Reforming child removal

Reforming child removal - Guest Comment - Opinions - December 23, 2010 - Chico News & Review
This article was published on 12.23.10.
Reforming child removal
We can start by opening up court hearings

By Richard Wexler

The author is executive director of the National Coalition for Child Protection Reform (www.nccpr.org), in Alexandria, Va.
Related stories:
Ripped apart at the seams
Two local families fight a losing battle against Children’s Services’ secretive system. CN&R, 12.16.10.

Thank you for telling the side of the child-welfare story we almost never hear and that too many reporters won’t report, because it’s so much harder than simply bashing all birth parents.
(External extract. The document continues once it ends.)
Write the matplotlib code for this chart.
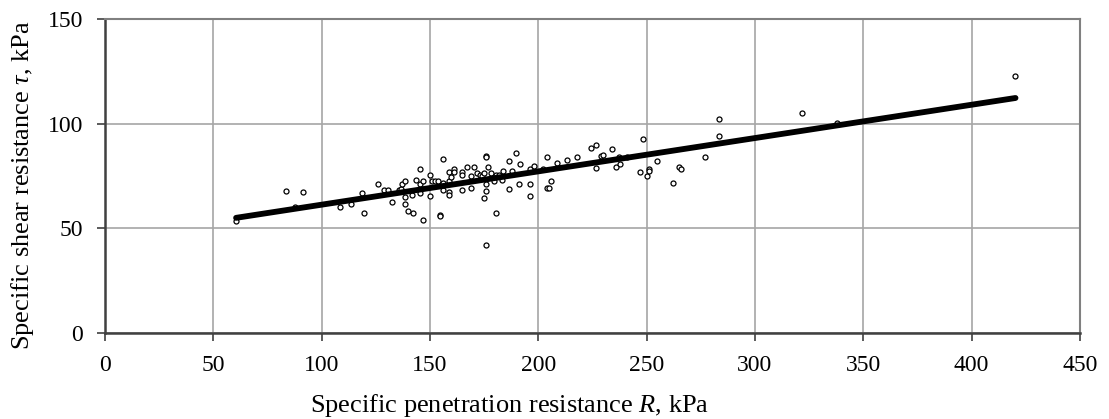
import matplotlib
matplotlib.use('Agg')
import matplotlib.pyplot as plt
import numpy as np

plt.rcParams['font.family'] = ['Liberation Serif', 'DejaVu Serif']
plt.rcParams['mathtext.fontset'] = 'custom'
plt.rcParams['mathtext.rm'] = 'Liberation Serif'
plt.rcParams['mathtext.it'] = 'Liberation Serif:italic'

# measured points: specific penetration resistance R (kPa) vs shear resistance tau (kPa)
r_vals = [60.5, 83.5, 87.6, 91.3, 108.5, 113.5, 118.4, 119.6, 126.2, 128.9,
          130.7, 132.6, 135.6, 136.5, 137.3, 138.7, 138.7, 138.7, 140.0, 141.8,
          142.4, 143.6, 145.5, 145.5, 146.7, 145.5, 146.7, 149.8, 149.8, 151.0,
          152.3, 153.5, 154.7, 154.7, 156.0, 156.0, 156.0, 159.0, 159.0, 159.0,
          159.0, 159.7, 160.9, 160.9, 164.6, 164.6, 164.6, 167.1, 168.9, 168.9,
          170.1, 171.9, 173.2, 173.8, 175.1, 175.7, 175.7, 175.7, 175.7, 175.1,
          175.7, 176.9, 178.1, 179.4, 180.6, 181.8, 180.6, 183.7, 183.1, 186.7,
          186.7, 188.0, 189.8, 191.1, 191.7, 196.0, 196.0, 196.0, 197.8, 202.4,
          203.8, 203.8, 205.1, 205.7, 208.8, 213.1, 218.0, 224.2, 226.6, 226.6,
          229.1, 229.7, 234.0, 235.9, 237.1, 237.7, 240.8, 248.2, 247.0, 250.0,
          251.3, 251.3, 255.0, 262.4, 264.8, 266.0, 277.1, 283.3, 283.3, 321.9,
          338.0, 420.3]
tau_vals = [53.5, 68.0, 60.0, 67.3, 60.3, 61.6, 66.9, 57.3, 71.3, 68.4,
            68.4, 62.4, 68.4, 68.8, 71.2, 72.4, 64.9, 61.6, 58.5, 66.0,
            57.3, 73.1, 78.1, 71.2, 72.4, 66.9, 54.1, 75.6, 65.6, 72.4,
            72.4, 72.4, 56.5, 55.9, 83.2, 71.6, 68.1, 76.9, 72.4, 67.3,
            66.0, 74.3, 78.1, 76.9, 76.9, 75.6, 68.1, 79.4, 75.0, 69.2,
            79.4, 76.2, 75.6, 75.0, 76.2, 84.5, 83.9, 71.2, 68.0, 64.3,
            42.0, 79.4, 76.2, 72.4, 75.6, 75.6, 57.3, 77.5, 73.1, 82.0,
            68.6, 77.5, 85.8, 71.2, 80.7, 78.2, 71.2, 65.4, 80.0, 78.1,
            83.9, 69.2, 69.2, 72.4, 81.3, 82.6, 83.9, 88.3, 89.6, 78.8,
            84.5, 85.1, 87.7, 79.4, 83.9, 80.7, 83.9, 92.8, 76.9, 75.0,
            78.1, 77.5, 82.0, 71.8, 79.4, 78.1, 83.9, 102.2, 93.9, 105.3,
            100.4, 122.5]

# linear trend
slope = 0.159
intercept = 45.4

fig = plt.figure(figsize=(11.09, 4.19), dpi=100)
ax = fig.add_axes([0.0947, 0.205, 0.879, 0.75])

ax.set_xlim(0, 450)
ax.set_ylim(0, 150)
ax.set_xticks(np.arange(0, 451, 50))
ax.set_yticks(np.arange(0, 151, 50))
ax.grid(True, color='#a6a6a6', linewidth=1.2)
ax.set_axisbelow(True)

ax.plot(r_vals, tau_vals, linestyle='none', marker='o', markersize=3.6,
        markerfacecolor='white', markeredgecolor='black', markeredgewidth=0.9, zorder=3)

xr = np.array([min(r_vals), max(r_vals)])
ax.plot(xr, slope * xr + intercept, color='black', linewidth=4.2,
        solid_capstyle='round', zorder=4)

for side in ['top', 'right']:
    ax.spines[side].set_color('#808080')
    ax.spines[side].set_linewidth(1.5)
for side in ['left', 'bottom']:
    ax.spines[side].set_color('#404040')
    ax.spines[side].set_linewidth(1.8)

ax.tick_params(axis='both', direction='out', length=5.5, width=1.2, colors='#404040',
               labelcolor='black', labelsize=17)
ax.tick_params(axis='x', pad=10)
ax.tick_params(axis='y', pad=10.5)

ax.set_xlabel(r'Specific penetration resistance $\mathit{R}$, kPa', fontsize=19)
ax.set_ylabel(r'Specific shear resistance $\mathit{\tau}$, kPa', fontsize=19)
# the title boxes sit off-centre in the original
ax.xaxis.set_label_coords(0.415, -0.188)
ax.yaxis.set_label_coords(-0.0708, 0.471)

fig.savefig('out.png', dpi=100)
Our organization has compared the propensity of California counties to take children from their families. Of all counties large enough to measure, Butte is second worst, tearing apart families at a rate 70 percent above the state and national averages, and a rate far higher than other California counties that do a better job of keeping children safe. Details are on our website here: http://bit.ly/aVKEok.

That counties taking fewer children often keep children safer should come as no surprise. In addition to the enormous harm done to children when they are needlessly torn from everyone they know and love, all the time, money and effort wasted destroying these families is, in effect, stolen from finding those relatively few children in real danger who really do need to be taken from their homes.

And you’re right about those adoption bounties—except that, in some cases, states now can pull in $12,000 for every foster child adopted over a baseline number.

We suggest a number of solutions on our website, but for starters how about opening up court hearings to press and public in these cases, as more than a dozen other states have done? (No state has closed them again because none of the fears of opponents came to pass). A proposal to do that in California died a few years ago, in part because of strong opposition from the California chapter of the National Association of Social Workers.

And this is an issue that crosses ideological lines. As you mention, the Pacific Justice Institute is conservative. My organization is best described as “the family-values Left”—we’re even funded by George Soros’ Open Society Foundations. But we’re pleased to be working with Pacific Justice and a wide range of other groups on a case soon to come before the Supreme Court on interrogating children in child-abuse investigations.

Unfortunately, too many of my fellow liberals forget everything they’re supposed to believe about civil liberties as soon as someone whispers the words “child abuse” in their ears. And too many “family values” conservatives, like Newt Gingrich, think it’s a great idea to throw poor people’s children into orphanages.